WHAT IS BEING ASKED
Exactly retype the opening line of the entries and every line after it, ending with the line that contains "ax.spines[s].set_linewidth(1.2)". Skip all pictures.

Source code of charts:
* START *

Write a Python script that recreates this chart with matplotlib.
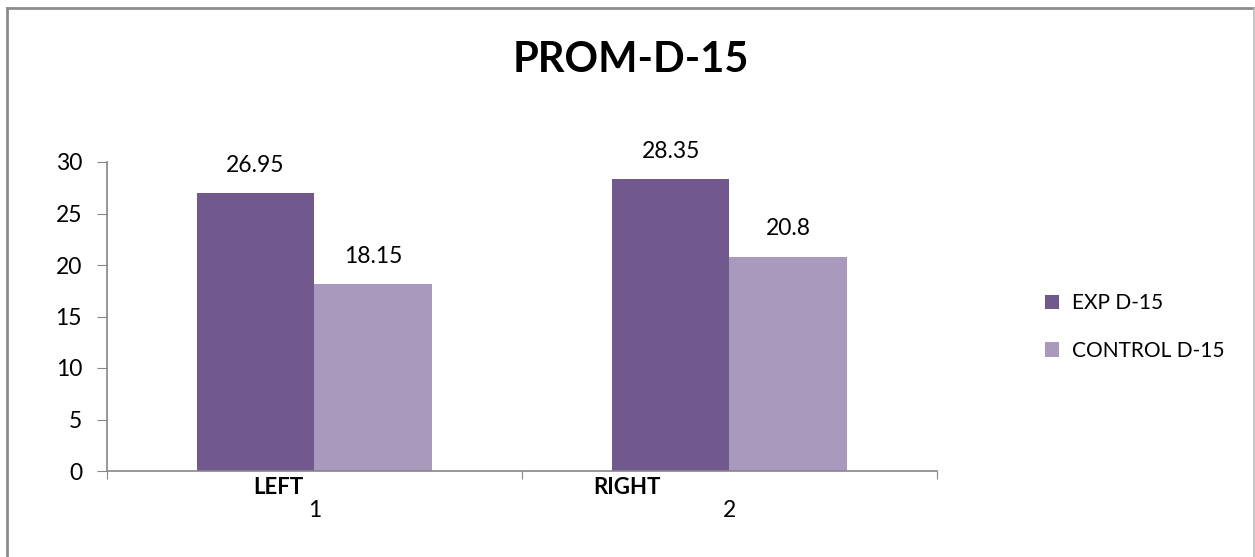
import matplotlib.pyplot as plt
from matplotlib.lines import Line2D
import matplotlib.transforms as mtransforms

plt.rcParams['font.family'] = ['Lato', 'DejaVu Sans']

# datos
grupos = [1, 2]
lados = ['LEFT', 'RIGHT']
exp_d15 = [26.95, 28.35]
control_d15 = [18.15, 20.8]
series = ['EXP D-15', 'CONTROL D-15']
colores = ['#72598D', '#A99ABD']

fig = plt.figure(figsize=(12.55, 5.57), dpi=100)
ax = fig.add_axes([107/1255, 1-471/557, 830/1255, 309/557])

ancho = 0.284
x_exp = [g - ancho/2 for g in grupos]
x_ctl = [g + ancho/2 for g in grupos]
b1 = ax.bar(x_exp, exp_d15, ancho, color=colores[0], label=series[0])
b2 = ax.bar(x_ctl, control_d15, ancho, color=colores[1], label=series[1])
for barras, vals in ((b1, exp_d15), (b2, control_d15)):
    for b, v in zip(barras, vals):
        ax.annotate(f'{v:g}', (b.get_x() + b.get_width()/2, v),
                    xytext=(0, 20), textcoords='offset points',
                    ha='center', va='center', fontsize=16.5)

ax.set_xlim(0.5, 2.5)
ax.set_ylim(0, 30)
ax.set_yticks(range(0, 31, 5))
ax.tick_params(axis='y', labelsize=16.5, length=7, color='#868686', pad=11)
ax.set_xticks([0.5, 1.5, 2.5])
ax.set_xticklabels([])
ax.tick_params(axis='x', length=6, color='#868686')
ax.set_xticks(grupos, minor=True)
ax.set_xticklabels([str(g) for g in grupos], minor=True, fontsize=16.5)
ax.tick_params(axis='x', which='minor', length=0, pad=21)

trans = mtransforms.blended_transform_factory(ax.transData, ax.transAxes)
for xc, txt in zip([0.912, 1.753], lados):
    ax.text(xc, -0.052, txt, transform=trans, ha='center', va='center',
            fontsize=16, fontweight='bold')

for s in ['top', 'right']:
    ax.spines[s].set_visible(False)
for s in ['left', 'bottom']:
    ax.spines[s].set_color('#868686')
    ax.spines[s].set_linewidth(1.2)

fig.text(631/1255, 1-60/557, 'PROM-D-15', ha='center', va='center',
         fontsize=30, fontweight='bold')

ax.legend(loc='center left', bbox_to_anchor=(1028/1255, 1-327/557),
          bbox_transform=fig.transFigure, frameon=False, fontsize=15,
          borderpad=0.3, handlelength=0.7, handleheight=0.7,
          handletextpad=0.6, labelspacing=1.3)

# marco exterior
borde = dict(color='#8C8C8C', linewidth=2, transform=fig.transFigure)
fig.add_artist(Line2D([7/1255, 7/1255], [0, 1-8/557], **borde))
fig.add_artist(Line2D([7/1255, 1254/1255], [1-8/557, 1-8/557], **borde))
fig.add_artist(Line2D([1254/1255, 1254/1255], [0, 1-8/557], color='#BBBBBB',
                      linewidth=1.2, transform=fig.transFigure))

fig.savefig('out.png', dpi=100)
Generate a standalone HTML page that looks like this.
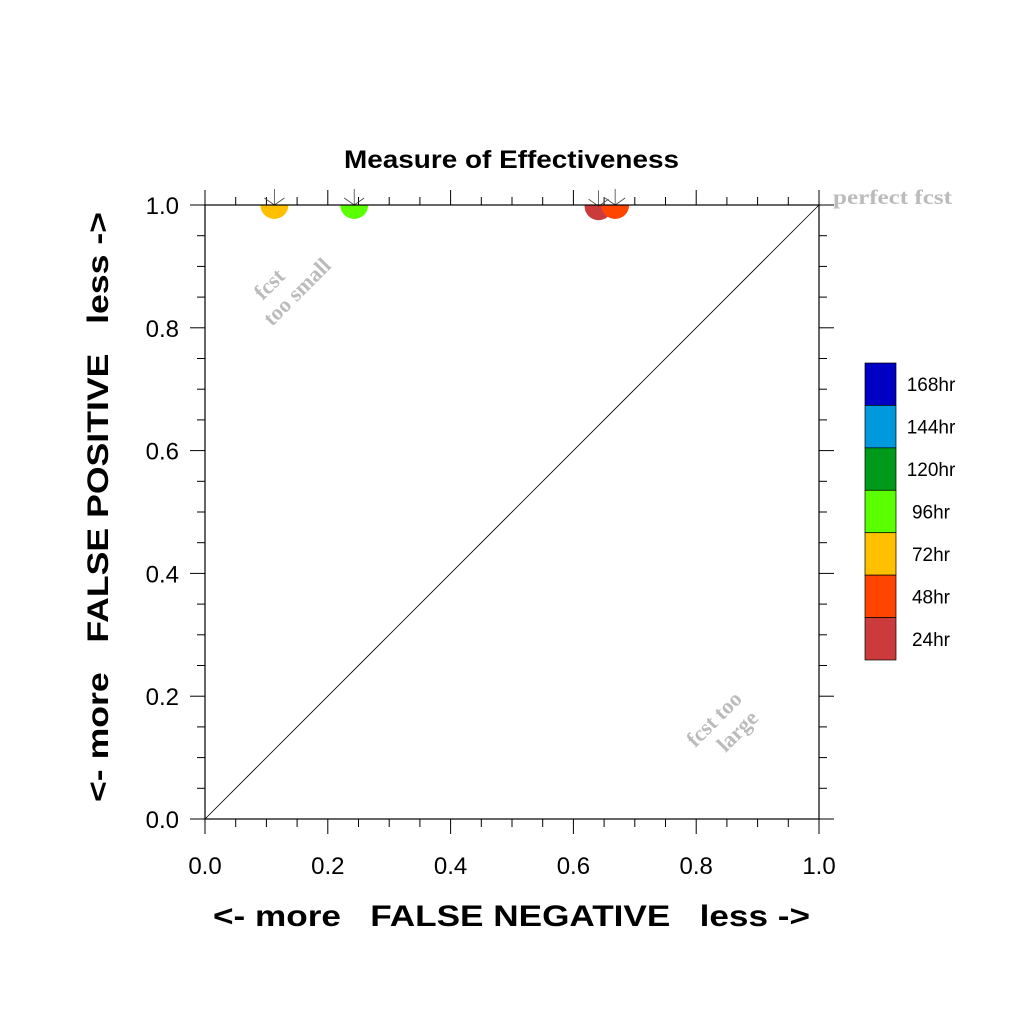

* END *

RESPONSE TO THIS TASK
Write a Python script that recreates this chart with matplotlib.
import matplotlib.pyplot as plt
from matplotlib.lines import Line2D
import matplotlib.transforms as mtransforms

plt.rcParams['font.family'] = ['Lato', 'DejaVu Sans']

# datos
grupos = [1, 2]
lados = ['LEFT', 'RIGHT']
exp_d15 = [26.95, 28.35]
control_d15 = [18.15, 20.8]
series = ['EXP D-15', 'CONTROL D-15']
colores = ['#72598D', '#A99ABD']

fig = plt.figure(figsize=(12.55, 5.57), dpi=100)
ax = fig.add_axes([107/1255, 1-471/557, 830/1255, 309/557])

ancho = 0.284
x_exp = [g - ancho/2 for g in grupos]
x_ctl = [g + ancho/2 for g in grupos]
b1 = ax.bar(x_exp, exp_d15, ancho, color=colores[0], label=series[0])
b2 = ax.bar(x_ctl, control_d15, ancho, color=colores[1], label=series[1])
for barras, vals in ((b1, exp_d15), (b2, control_d15)):
    for b, v in zip(barras, vals):
        ax.annotate(f'{v:g}', (b.get_x() + b.get_width()/2, v),
                    xytext=(0, 20), textcoords='offset points',
                    ha='center', va='center', fontsize=16.5)

ax.set_xlim(0.5, 2.5)
ax.set_ylim(0, 30)
ax.set_yticks(range(0, 31, 5))
ax.tick_params(axis='y', labelsize=16.5, length=7, color='#868686', pad=11)
ax.set_xticks([0.5, 1.5, 2.5])
ax.set_xticklabels([])
ax.tick_params(axis='x', length=6, color='#868686')
ax.set_xticks(grupos, minor=True)
ax.set_xticklabels([str(g) for g in grupos], minor=True, fontsize=16.5)
ax.tick_params(axis='x', which='minor', length=0, pad=21)

trans = mtransforms.blended_transform_factory(ax.transData, ax.transAxes)
for xc, txt in zip([0.912, 1.753], lados):
    ax.text(xc, -0.052, txt, transform=trans, ha='center', va='center',
            fontsize=16, fontweight='bold')

for s in ['top', 'right']:
    ax.spines[s].set_visible(False)
for s in ['left', 'bottom']:
    ax.spines[s].set_color('#868686')
    ax.spines[s].set_linewidth(1.2)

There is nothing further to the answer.